⟨

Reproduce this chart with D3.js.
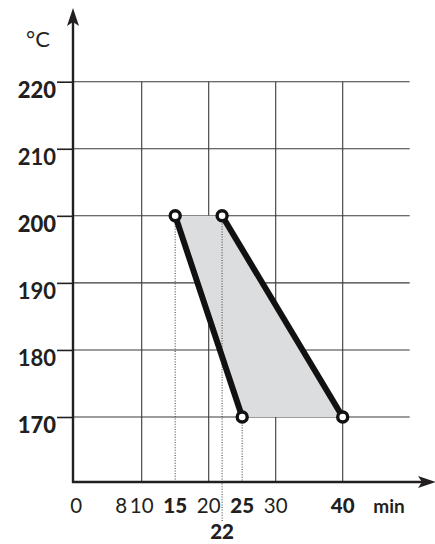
<!DOCTYPE html>
<html>
<head>
<meta charset="utf-8">
<script src="https://cdn.jsdelivr.net/npm/d3@7"></script>
<style>
  html, body { margin: 0; padding: 0; background: #fff; }
  text { font-family: Lato, "Noto Sans", sans-serif; fill: #231f20; }
</style>
</head>
<body>
<svg id="chart"></svg>
<script>
// temperature (°C) over baking time (min)
const fastLine = [{ t: 15, temp: 200 }, { t: 25, temp: 170 }];
const slowLine = [{ t: 22, temp: 200 }, { t: 40, temp: 170 }];

const yTicks = [170, 180, 190, 200, 210, 220];
const yBold = [170, 200, 220];
const xLabels = [0, 8, 10, 15, 20, 25, 30, 40];
const xBold = [15, 25, 40];
const xGrid = [10, 20, 30, 40];
const lowLabel = 22; // printed under the axis

const width = 435, height = 544;
const svg = d3.select('#chart').attr('width', width).attr('height', height);

const x = d3.scaleLinear().domain([0, 50]).range([74.7, 409.7]);
const y = d3.scaleLinear().domain([170, 220]).range([417, 81.7]);
const axisX = 73, axisY = 482;

// grid
const grid = svg.append('g').attr('stroke', '#3a3a3a').attr('stroke-width', 1.1);
grid.selectAll('line.h').data(yTicks).enter().append('line')
  .attr('x1', axisX).attr('x2', x(50))
  .attr('y1', d => y(d)).attr('y2', d => y(d));
grid.selectAll('line.v').data(xGrid).enter().append('line')
  .attr('x1', d => x(d)).attr('x2', d => x(d))
  .attr('y1', y(220)).attr('y2', axisY);

// shaded band between the two lines
const band = [fastLine[0], slowLine[0], slowLine[1], fastLine[1]];
svg.append('path')
  .attr('d', d3.line().x(d => x(d.t)).y(d => y(d.temp))(band) + 'Z')
  .attr('fill', '#dcdddf');

// dotted drop lines
const drops = [
  { t: fastLine[0].t, from: fastLine[0].temp, to: axisY },
  { t: slowLine[0].t, from: slowLine[0].temp, to: 521 },
  { t: fastLine[1].t, from: fastLine[1].temp, to: axisY }
];
svg.append('g').selectAll('line').data(drops).enter().append('line')
  .attr('x1', d => x(d.t)).attr('x2', d => x(d.t))
  .attr('y1', d => y(d.from)).attr('y2', d => d.to)
  .attr('stroke', '#555').attr('stroke-width', 1.2)
  .attr('stroke-dasharray', '1,1.6');

// y ticks + labels
const yAxis = d3.axisLeft(y).tickValues(yTicks).tickSize(16).tickSizeOuter(0).tickFormat(d => d);
const gy = svg.append('g').attr('transform', `translate(${axisX},0)`).call(yAxis);
gy.select('.domain').remove();
gy.selectAll('.tick line').attr('stroke', '#231f20').attr('stroke-width', 1.6);
gy.selectAll('.tick text')
  .attr('x', -17).attr('dy', null).attr('y', 15.5)
  .attr('font-size', 22)
  .attr('font-family', 'Lato, sans-serif')
  .attr('font-weight', d => yBold.includes(d) ? 900 : 700)
  .attr('fill', '#231f20');

// axes with arrow heads
svg.append('line').attr('x1', axisX).attr('x2', axisX).attr('y1', 20).attr('y2', axisY + 1)
  .attr('stroke', '#231f20').attr('stroke-width', 2.4);
svg.append('line').attr('x1', axisX - 1).attr('x2', 425).attr('y1', axisY).attr('y2', axisY)
  .attr('stroke', '#231f20').attr('stroke-width', 2.4);
svg.append('path').attr('d', `M${axisX},8 L${axisX + 6},26 L${axisX},22 L${axisX - 6},26 Z`).attr('fill', '#231f20');
svg.append('path').attr('d', `M436,${axisY} L418,${axisY - 6} L422,${axisY} L418,${axisY + 6} Z`).attr('fill', '#231f20');

// x labels
const nudge = { 8: -7, 0: 1.5 };
svg.append('g').selectAll('text').data(xLabels).enter().append('text')
  .attr('x', d => x(d) + (nudge[d] || 0)).attr('y', 513)
  .attr('text-anchor', 'middle')
  .attr('font-size', 20.5)
  .attr('font-weight', d => xBold.includes(d) ? 900 : 400)
  .text(d => d);
svg.append('text').attr('x', x(lowLabel)).attr('y', 539).attr('text-anchor', 'middle')
  .attr('font-size', 20.5).attr('font-weight', 900).text(lowLabel);
svg.append('text').attr('x', 389).attr('y', 513).attr('text-anchor', 'middle')
  .attr('font-size', 19).attr('font-weight', 700).text('min');
svg.append('text').attr('x', 38).attr('y', 47).attr('text-anchor', 'middle')
  .attr('font-size', 22).attr('font-weight', 400).text('°C');

// the two lines with hollow end points
const line = d3.line().x(d => x(d.t)).y(d => y(d.temp));
[fastLine, slowLine].forEach(series => {
  svg.append('path').attr('d', line(series))
    .attr('fill', 'none').attr('stroke', '#111').attr('stroke-width', 6);
  svg.append('g').selectAll('circle').data(series).enter().append('circle')
    .attr('cx', d => x(d.t)).attr('cy', d => y(d.temp)).attr('r', 5)
    .attr('fill', '#fff').attr('stroke', '#111').attr('stroke-width', 3.4);
});
</script>
</body>
</html>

⟩

● **WHAT THE TASK ASKS**: Return each line exactly as written. Any picture gets left out.

● **OUTPUT OF THE EXERCISE**:
Reproduce this chart with D3.js.
<!DOCTYPE html>
<html>
<head>
<meta charset="utf-8">
<script src="https://cdn.jsdelivr.net/npm/d3@7"></script>
<style>
  html, body { margin: 0; padding: 0; background: #fff; }
  text { font-family: Lato, "Noto Sans", sans-serif; fill: #231f20; }
</style>
</head>
<body>
<svg id="chart"></svg>
<script>
// temperature (°C) over baking time (min)
const fastLine = [{ t: 15, temp: 200 }, { t: 25, temp: 170 }];
const slowLine = [{ t: 22, temp: 200 }, { t: 40, temp: 170 }];

const yTicks = [170, 180, 190, 200, 210, 220];
const yBold = [170, 200, 220];
const xLabels = [0, 8, 10, 15, 20, 25, 30, 40];
const xBold = [15, 25, 40];
const xGrid = [10, 20, 30, 40];
const lowLabel = 22; // printed under the axis

const width = 435, height = 544;
const svg = d3.select('#chart').attr('width', width).attr('height', height);

const x = d3.scaleLinear().domain([0, 50]).range([74.7, 409.7]);
const y = d3.scaleLinear().domain([170, 220]).range([417, 81.7]);
const axisX = 73, axisY = 482;

// grid
const grid = svg.append('g').attr('stroke', '#3a3a3a').attr('stroke-width', 1.1);
grid.selectAll('line.h').data(yTicks).enter().append('line')
  .attr('x1', axisX).attr('x2', x(50))
  .attr('y1', d => y(d)).attr('y2', d => y(d));
grid.selectAll('line.v').data(xGrid).enter().append('line')
  .attr('x1', d => x(d)).attr('x2', d => x(d))
  .attr('y1', y(220)).attr('y2', axisY);

// shaded band between the two lines
const band = [fastLine[0], slowLine[0], slowLine[1], fastLine[1]];
svg.append('path')
  .attr('d', d3.line().x(d => x(d.t)).y(d => y(d.temp))(band) + 'Z')
  .attr('fill', '#dcdddf');

// dotted drop lines
const drops = [
  { t: fastLine[0].t, from: fastLine[0].temp, to: axisY },
  { t: slowLine[0].t, from: slowLine[0].temp, to: 521 },
  { t: fastLine[1].t, from: fastLine[1].temp, to: axisY }
];
svg.append('g').selectAll('line').data(drops).enter().append('line')
  .attr('x1', d => x(d.t)).attr('x2', d => x(d.t))
  .attr('y1', d => y(d.from)).attr('y2', d => d.to)
  .attr('stroke', '#555').attr('stroke-width', 1.2)
  .attr('stroke-dasharray', '1,1.6');

// y ticks + labels
const yAxis = d3.axisLeft(y).tickValues(yTicks).tickSize(16).tickSizeOuter(0).tickFormat(d => d);
const gy = svg.append('g').attr('transform', `translate(${axisX},0)`).call(yAxis);
gy.select('.domain').remove();
gy.selectAll('.tick line').attr('stroke', '#231f20').attr('stroke-width', 1.6);
gy.selectAll('.tick text')
  .attr('x', -17).attr('dy', null).attr('y', 15.5)
  .attr('font-size', 22)
  .attr('font-family', 'Lato, sans-serif')
  .attr('font-weight', d => yBold.includes(d) ? 900 : 700)
  .attr('fill', '#231f20');

// axes with arrow heads
svg.append('line').attr('x1', axisX).attr('x2', axisX).attr('y1', 20).attr('y2', axisY + 1)
  .attr('stroke', '#231f20').attr('stroke-width', 2.4);
svg.append('line').attr('x1', axisX - 1).attr('x2', 425).attr('y1', axisY).attr('y2', axisY)
  .attr('stroke', '#231f20').attr('stroke-width', 2.4);
svg.append('path').attr('d', `M${axisX},8 L${axisX + 6},26 L${axisX},22 L${axisX - 6},26 Z`).attr('fill', '#231f20');
svg.append('path').attr('d', `M436,${axisY} L418,${axisY - 6} L422,${axisY} L418,${axisY + 6} Z`).attr('fill', '#231f20');

// x labels
const nudge = { 8: -7, 0: 1.5 };
svg.append('g').selectAll('text').data(xLabels).enter().append('text')
  .attr('x', d => x(d) + (nudge[d] || 0)).attr('y', 513)
  .attr('text-anchor', 'middle')
  .attr('font-size', 20.5)
  .attr('font-weight', d => xBold.includes(d) ? 900 : 400)
  .text(d => d);
svg.append('text').attr('x', x(lowLabel)).attr('y', 539).attr('text-anchor', 'middle')
  .attr('font-size', 20.5).attr('font-weight', 900).text(lowLabel);
svg.append('text').attr('x', 389).attr('y', 513).attr('text-anchor', 'middle')
  .attr('font-size', 19).attr('font-weight', 700).text('min');
svg.append('text').attr('x', 38).attr('y', 47).attr('text-anchor', 'middle')
  .attr('font-size', 22).attr('font-weight', 400).text('°C');

// the two lines with hollow end points
const line = d3.line().x(d => x(d.t)).y(d => y(d.temp));
[fastLine, slowLine].forEach(series => {
  svg.append('path').attr('d', line(series))
    .attr('fill', 'none').attr('stroke', '#111').attr('stroke-width', 6);
  svg.append('g').selectAll('circle').data(series).enter().append('circle')
    .attr('cx', d => x(d.t)).attr('cy', d => y(d.temp)).attr('r', 5)
    .attr('fill', '#fff').attr('stroke', '#111').attr('stroke-width', 3.4);
});
</script>
</body>
</html>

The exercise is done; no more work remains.